I was speechless. We’d waited for our precious girl for so long, now this.

‘We can’t lose her,’ I sobbed to Kevin, devastated.

In the meantime, Aoife’s bowel had to be flushed out three times a day.

And as she struggled to feed or keep anything down, she had an NG tube fitted.

Back at home, we tried to build up her strength for the upcoming operation.

But Kevin and I hated missing out on basic parent duties. Even changing her nappies. ‘Sounds odd, but I’d love to do that,’ I told Kevin.

In March this year, Aoife returned to Queen Elizabeth Hospital for her surgery.

We were a bag of nerves in the waiting room during the eighthour operation. But, thankfully, it all went well.

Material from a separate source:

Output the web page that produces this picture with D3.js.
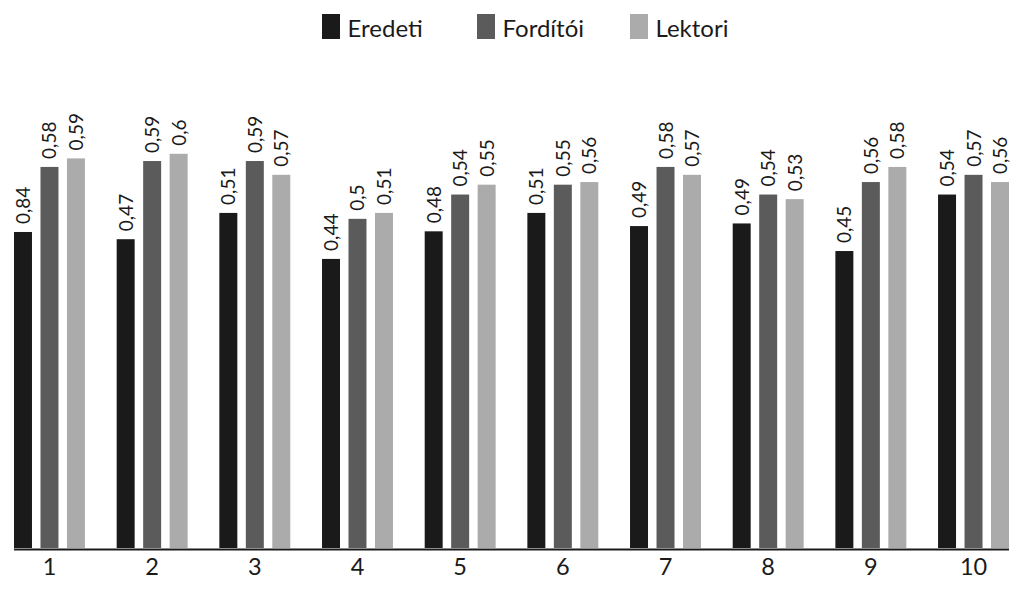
<!DOCTYPE html>
<html><head><meta charset="utf-8">
<script src="https://cdn.jsdelivr.net/npm/d3@7"></script>
<style>body{margin:0;background:#fff;}svg{display:block;font-family:Lato, "Open Sans", sans-serif;}</style>
</head><body><svg id="c" width="1023" height="590"></svg>
<script>
const categories = ["1","2","3","4","5","6","7","8","9","10"];
const seriesNames = ["Eredeti","Fordítói","Lektori"];
const colors = ["#1a1a1a","#5b5b5b","#ababab"];
const eredeti  = [0.481,0.470,0.510,0.440,0.482,0.510,0.490,0.494,0.452,0.538];
const forditoi = [0.580,0.589,0.589,0.501,0.538,0.553,0.580,0.538,0.557,0.568];
const lektori  = [0.593,0.600,0.568,0.510,0.553,0.557,0.568,0.531,0.580,0.557];
const eredetiLabels  = ["0,84","0,47","0,51","0,44","0,48","0,51","0,49","0,49","0,45","0,54"];
const forditoiLabels = ["0,58","0,59","0,59","0,5","0,54","0,55","0,58","0,54","0,56","0,57"];
const lektoriLabels  = ["0,59","0,6","0,57","0,51","0,55","0,56","0,57","0,53","0,58","0,56"];

const series = [eredeti, forditoi, lektori];
const labels = [eredetiLabels, forditoiLabels, lektoriLabels];

const svg = d3.select("#c");
const x0 = d3.scaleBand().domain(categories).range([14,1009]).paddingInner(0.309).paddingOuter(0);
const x1 = d3.scaleBand().domain(d3.range(3)).range([0,x0.bandwidth()]).paddingInner(0.321).paddingOuter(0);
const y = d3.scaleLinear().domain([0,1]).range([548,-109]);

const g = svg.append("g");
categories.forEach((c,i)=>{
  const gg = g.append("g").attr("transform",`translate(${x0(c)},0)`);
  series.forEach((s,j)=>{
    gg.append("rect").attr("x",x1(j)).attr("width",x1.bandwidth())
      .attr("y",y(s[i])).attr("height",y(0)-y(s[i])).attr("fill",colors[j]);
    const cx = x1(j)+x1.bandwidth()/2;
    const ty = y(s[i])-8;
    gg.append("text").attr("transform",`translate(${cx+7},${ty}) rotate(-90)`)
      .attr("text-anchor","start").attr("font-size",19).attr("fill","#1a1a1a")
      .text(labels[j][i]);
  });
});

// axis
const xAxis = d3.axisBottom(x0).tickSize(0).tickPadding(10);
const ax = svg.append("g").attr("transform","translate(0,548)").call(xAxis);
ax.select(".domain").remove();
ax.append("line").attr("x1",14).attr("x2",1009).attr("y1",1.5).attr("y2",1.5).attr("stroke","#1a1a1a").attr("stroke-width",2);
ax.selectAll(".tick text").attr("font-size",23.5).attr("fill","#1a1a1a").attr("font-family","Lato, 'Open Sans', sans-serif");

// legend
const legX = [322,477,630];
seriesNames.forEach((n,j)=>{
  svg.append("rect").attr("x",legX[j]).attr("y",14).attr("width",18).attr("height",25).attr("fill",colors[j]);
  svg.append("text").attr("x",legX[j]+25.5).attr("y",36.5).attr("font-size",24).attr("fill","#1a1a1a").text(n);
});
</script></body></html>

And that night, she took a full feed and even passed a stool!

Amazingly, Aoife seemed to bounce right back after her op.

Whenever I looked at her, she was happily smiling away as if nothing had happened!

She’s still prone to enterocoli­tis and will need hospital treatment if she gets diarrhoea or sickness.

But she’s doing so well, hitting all her milestones.

And, yes, we finally got to change her dirty nappy – it made me so happy!

We couldn’t stop smiling the first time we did it.

In fact, Kevin and I might be the only parents ever to look forward to that job!